**Challenge:**
Find, in the records below, the line that contains "Recreate this image" and the line that contains "ax.axis('off')". Copy those two lines and everything between them exactly, but not the pictures.

____________________

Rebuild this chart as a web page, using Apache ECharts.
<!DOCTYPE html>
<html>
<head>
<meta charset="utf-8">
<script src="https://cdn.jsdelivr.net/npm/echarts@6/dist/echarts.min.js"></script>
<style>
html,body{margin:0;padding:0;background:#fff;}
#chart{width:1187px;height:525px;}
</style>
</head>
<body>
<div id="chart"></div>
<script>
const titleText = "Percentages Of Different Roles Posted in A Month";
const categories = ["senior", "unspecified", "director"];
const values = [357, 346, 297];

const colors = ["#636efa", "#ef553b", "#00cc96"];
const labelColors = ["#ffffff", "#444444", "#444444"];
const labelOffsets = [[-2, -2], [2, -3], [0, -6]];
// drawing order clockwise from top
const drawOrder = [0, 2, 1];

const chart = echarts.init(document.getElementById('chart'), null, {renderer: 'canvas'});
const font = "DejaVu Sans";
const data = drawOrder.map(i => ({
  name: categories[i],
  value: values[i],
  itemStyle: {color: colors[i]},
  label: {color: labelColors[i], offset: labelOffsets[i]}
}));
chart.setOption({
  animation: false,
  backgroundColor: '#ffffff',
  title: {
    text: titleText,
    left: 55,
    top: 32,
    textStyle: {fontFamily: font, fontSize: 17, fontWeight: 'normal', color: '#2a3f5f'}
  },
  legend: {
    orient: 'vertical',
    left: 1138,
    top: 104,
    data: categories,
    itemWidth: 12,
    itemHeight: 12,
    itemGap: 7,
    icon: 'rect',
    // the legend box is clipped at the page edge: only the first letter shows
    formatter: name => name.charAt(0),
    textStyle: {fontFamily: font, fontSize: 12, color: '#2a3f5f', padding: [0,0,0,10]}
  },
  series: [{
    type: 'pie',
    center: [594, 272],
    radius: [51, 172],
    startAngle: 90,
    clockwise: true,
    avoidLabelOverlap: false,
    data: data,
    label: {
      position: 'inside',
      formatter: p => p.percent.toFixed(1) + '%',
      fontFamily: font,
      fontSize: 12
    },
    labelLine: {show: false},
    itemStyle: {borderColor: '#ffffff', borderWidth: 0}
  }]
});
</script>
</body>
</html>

____________________

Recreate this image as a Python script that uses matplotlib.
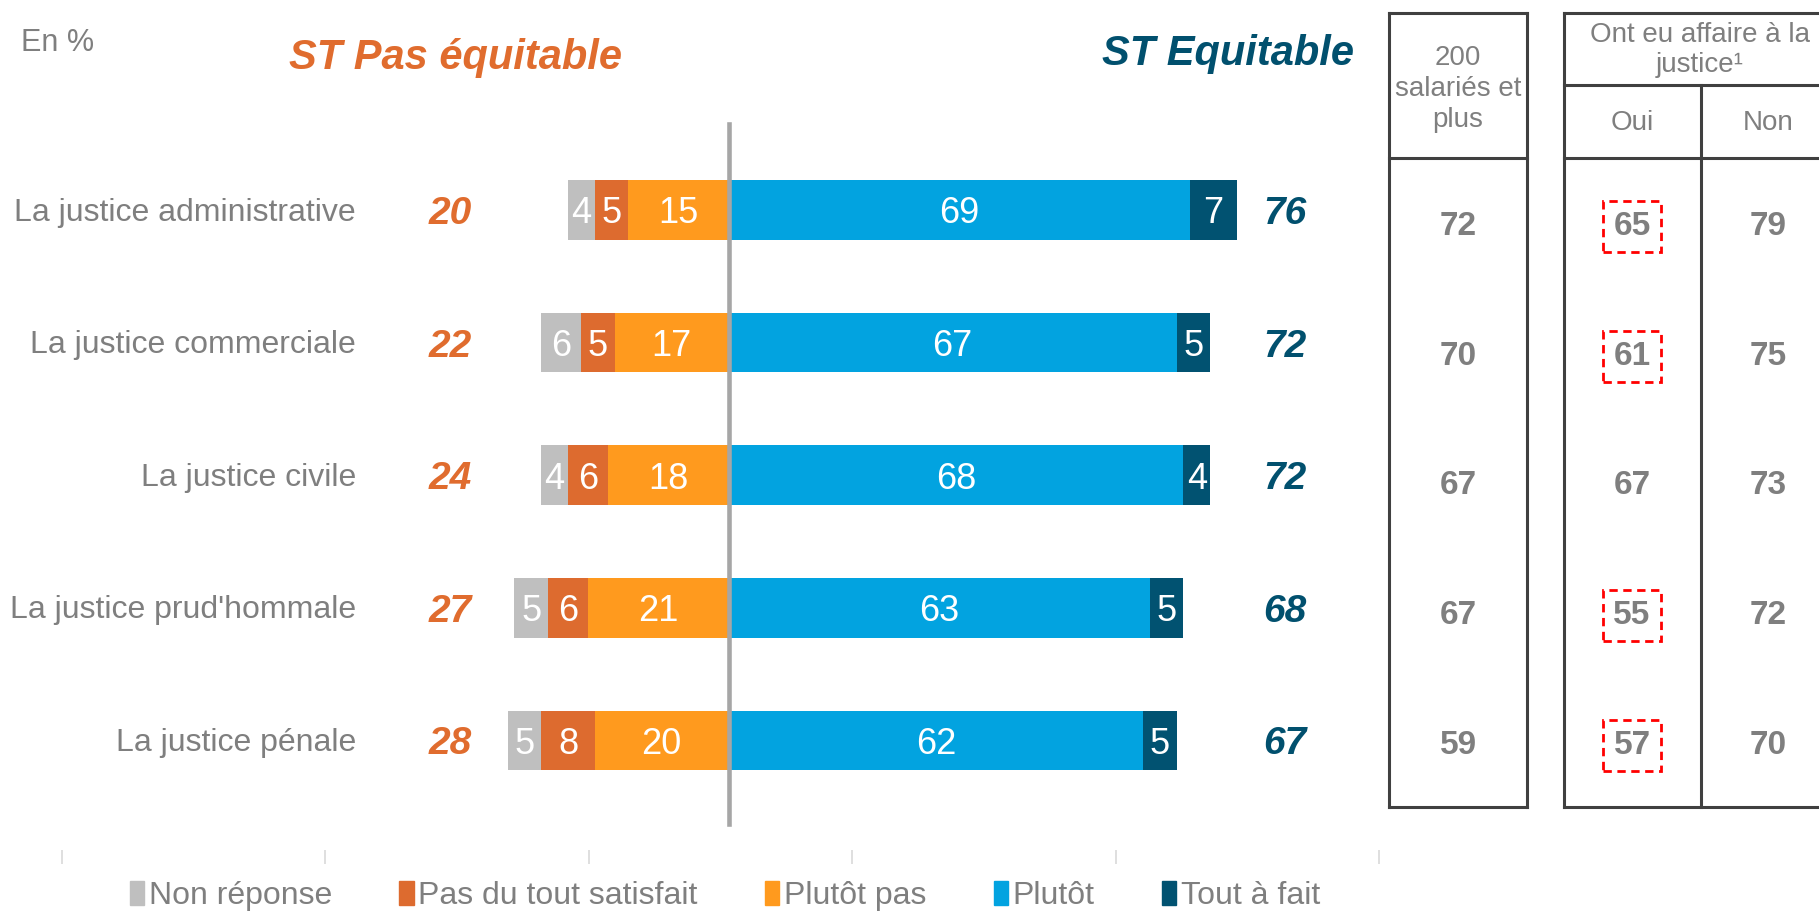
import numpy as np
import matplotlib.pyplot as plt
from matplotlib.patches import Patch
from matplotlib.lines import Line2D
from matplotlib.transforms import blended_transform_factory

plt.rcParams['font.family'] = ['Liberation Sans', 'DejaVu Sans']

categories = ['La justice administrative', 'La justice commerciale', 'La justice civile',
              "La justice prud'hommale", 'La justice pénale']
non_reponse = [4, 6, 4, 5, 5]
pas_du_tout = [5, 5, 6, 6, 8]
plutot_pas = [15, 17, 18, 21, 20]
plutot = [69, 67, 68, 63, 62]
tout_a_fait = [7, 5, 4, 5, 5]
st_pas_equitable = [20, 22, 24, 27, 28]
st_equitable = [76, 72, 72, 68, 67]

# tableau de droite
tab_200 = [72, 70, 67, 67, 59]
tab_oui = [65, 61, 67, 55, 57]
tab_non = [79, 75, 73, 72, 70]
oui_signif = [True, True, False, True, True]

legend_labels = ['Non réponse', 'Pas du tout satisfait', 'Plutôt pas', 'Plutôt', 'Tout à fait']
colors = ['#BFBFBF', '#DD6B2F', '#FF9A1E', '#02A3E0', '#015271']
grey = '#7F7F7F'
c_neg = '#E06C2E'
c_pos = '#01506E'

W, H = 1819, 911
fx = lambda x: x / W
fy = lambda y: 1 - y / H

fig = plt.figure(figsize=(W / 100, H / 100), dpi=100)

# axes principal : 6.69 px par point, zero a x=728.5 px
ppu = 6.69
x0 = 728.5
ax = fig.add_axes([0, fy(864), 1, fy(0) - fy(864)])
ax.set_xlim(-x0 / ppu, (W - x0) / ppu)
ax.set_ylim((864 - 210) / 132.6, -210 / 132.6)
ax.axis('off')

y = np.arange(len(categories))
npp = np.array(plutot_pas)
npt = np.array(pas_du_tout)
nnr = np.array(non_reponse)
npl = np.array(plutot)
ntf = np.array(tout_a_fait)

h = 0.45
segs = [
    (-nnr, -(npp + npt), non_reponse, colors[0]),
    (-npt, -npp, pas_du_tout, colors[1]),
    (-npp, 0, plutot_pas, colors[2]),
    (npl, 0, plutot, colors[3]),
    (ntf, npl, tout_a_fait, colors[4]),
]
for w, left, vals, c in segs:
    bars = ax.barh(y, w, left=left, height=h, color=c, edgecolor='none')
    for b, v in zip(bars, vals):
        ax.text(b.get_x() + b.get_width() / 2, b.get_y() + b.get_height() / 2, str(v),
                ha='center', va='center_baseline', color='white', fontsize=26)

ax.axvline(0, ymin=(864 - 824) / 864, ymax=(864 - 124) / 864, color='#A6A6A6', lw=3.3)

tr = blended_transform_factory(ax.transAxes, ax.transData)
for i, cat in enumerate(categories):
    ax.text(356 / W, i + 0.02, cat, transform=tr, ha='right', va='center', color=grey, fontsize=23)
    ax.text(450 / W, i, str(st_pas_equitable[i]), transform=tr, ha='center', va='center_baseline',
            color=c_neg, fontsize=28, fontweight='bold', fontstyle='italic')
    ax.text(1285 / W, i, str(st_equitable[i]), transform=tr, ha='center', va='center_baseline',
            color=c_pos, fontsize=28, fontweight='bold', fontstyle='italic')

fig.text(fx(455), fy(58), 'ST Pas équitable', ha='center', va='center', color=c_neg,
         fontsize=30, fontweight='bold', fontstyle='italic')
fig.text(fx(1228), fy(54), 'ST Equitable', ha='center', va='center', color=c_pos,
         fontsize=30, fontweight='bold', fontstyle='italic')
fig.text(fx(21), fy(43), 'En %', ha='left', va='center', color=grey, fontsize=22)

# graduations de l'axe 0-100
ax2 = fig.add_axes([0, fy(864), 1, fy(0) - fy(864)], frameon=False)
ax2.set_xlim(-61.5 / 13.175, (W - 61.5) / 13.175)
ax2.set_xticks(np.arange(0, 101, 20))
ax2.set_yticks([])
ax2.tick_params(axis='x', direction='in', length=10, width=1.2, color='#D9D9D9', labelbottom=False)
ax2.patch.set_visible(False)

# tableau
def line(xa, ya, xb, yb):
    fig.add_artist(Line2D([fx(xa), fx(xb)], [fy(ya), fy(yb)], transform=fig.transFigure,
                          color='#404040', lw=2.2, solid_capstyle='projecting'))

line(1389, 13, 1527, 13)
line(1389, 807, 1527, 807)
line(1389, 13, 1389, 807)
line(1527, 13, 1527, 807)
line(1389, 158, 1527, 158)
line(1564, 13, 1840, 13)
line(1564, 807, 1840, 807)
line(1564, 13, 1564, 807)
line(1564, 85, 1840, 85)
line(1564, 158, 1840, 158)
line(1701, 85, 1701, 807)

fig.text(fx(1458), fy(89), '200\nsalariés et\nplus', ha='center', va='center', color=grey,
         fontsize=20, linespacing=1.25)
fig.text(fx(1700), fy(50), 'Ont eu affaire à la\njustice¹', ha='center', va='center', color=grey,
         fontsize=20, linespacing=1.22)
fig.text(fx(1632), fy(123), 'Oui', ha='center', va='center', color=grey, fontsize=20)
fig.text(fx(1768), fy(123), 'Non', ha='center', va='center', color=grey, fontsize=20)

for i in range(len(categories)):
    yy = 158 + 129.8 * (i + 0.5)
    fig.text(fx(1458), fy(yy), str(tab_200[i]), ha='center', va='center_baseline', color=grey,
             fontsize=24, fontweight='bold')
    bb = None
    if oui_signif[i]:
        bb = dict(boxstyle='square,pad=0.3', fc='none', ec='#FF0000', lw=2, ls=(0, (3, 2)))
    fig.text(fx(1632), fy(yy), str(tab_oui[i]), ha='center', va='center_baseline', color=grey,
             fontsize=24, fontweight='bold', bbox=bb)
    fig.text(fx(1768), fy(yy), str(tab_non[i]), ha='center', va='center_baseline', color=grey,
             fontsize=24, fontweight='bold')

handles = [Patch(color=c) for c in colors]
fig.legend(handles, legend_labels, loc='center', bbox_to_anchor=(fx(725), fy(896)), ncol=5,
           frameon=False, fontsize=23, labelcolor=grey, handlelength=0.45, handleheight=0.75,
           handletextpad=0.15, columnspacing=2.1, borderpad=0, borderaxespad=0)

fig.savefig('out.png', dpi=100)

____________________

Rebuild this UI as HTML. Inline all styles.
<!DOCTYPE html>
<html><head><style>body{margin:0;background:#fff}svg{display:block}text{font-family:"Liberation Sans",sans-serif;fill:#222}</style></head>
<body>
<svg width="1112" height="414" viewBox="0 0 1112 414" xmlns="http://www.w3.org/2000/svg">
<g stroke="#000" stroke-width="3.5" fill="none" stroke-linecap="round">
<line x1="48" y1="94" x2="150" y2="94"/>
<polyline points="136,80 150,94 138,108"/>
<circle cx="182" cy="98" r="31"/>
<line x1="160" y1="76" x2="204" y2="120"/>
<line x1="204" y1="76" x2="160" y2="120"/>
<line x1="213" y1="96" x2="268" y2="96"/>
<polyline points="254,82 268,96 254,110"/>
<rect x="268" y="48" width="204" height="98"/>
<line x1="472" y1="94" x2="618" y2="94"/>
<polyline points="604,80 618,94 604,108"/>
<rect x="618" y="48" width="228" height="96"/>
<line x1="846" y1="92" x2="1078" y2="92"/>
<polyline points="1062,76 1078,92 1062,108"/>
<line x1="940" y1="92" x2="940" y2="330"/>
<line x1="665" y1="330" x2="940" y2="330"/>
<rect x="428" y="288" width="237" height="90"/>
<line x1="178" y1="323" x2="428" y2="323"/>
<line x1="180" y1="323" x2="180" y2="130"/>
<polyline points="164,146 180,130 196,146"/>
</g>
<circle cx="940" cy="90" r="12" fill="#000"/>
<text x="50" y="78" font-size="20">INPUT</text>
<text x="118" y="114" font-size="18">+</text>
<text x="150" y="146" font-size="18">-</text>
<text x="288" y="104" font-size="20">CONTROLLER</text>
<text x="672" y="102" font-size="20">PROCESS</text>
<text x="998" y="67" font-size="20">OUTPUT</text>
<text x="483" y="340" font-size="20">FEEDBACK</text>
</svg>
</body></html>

____________________

**In response:**
Recreate this image as a Python script that uses matplotlib.
import numpy as np
import matplotlib.pyplot as plt
from matplotlib.patches import Patch
from matplotlib.lines import Line2D
from matplotlib.transforms import blended_transform_factory

plt.rcParams['font.family'] = ['Liberation Sans', 'DejaVu Sans']

categories = ['La justice administrative', 'La justice commerciale', 'La justice civile',
              "La justice prud'hommale", 'La justice pénale']
non_reponse = [4, 6, 4, 5, 5]
pas_du_tout = [5, 5, 6, 6, 8]
plutot_pas = [15, 17, 18, 21, 20]
plutot = [69, 67, 68, 63, 62]
tout_a_fait = [7, 5, 4, 5, 5]
st_pas_equitable = [20, 22, 24, 27, 28]
st_equitable = [76, 72, 72, 68, 67]

# tableau de droite
tab_200 = [72, 70, 67, 67, 59]
tab_oui = [65, 61, 67, 55, 57]
tab_non = [79, 75, 73, 72, 70]
oui_signif = [True, True, False, True, True]

legend_labels = ['Non réponse', 'Pas du tout satisfait', 'Plutôt pas', 'Plutôt', 'Tout à fait']
colors = ['#BFBFBF', '#DD6B2F', '#FF9A1E', '#02A3E0', '#015271']
grey = '#7F7F7F'
c_neg = '#E06C2E'
c_pos = '#01506E'

W, H = 1819, 911
fx = lambda x: x / W
fy = lambda y: 1 - y / H

fig = plt.figure(figsize=(W / 100, H / 100), dpi=100)

# axes principal : 6.69 px par point, zero a x=728.5 px
ppu = 6.69
x0 = 728.5
ax = fig.add_axes([0, fy(864), 1, fy(0) - fy(864)])
ax.set_xlim(-x0 / ppu, (W - x0) / ppu)
ax.set_ylim((864 - 210) / 132.6, -210 / 132.6)
ax.axis('off')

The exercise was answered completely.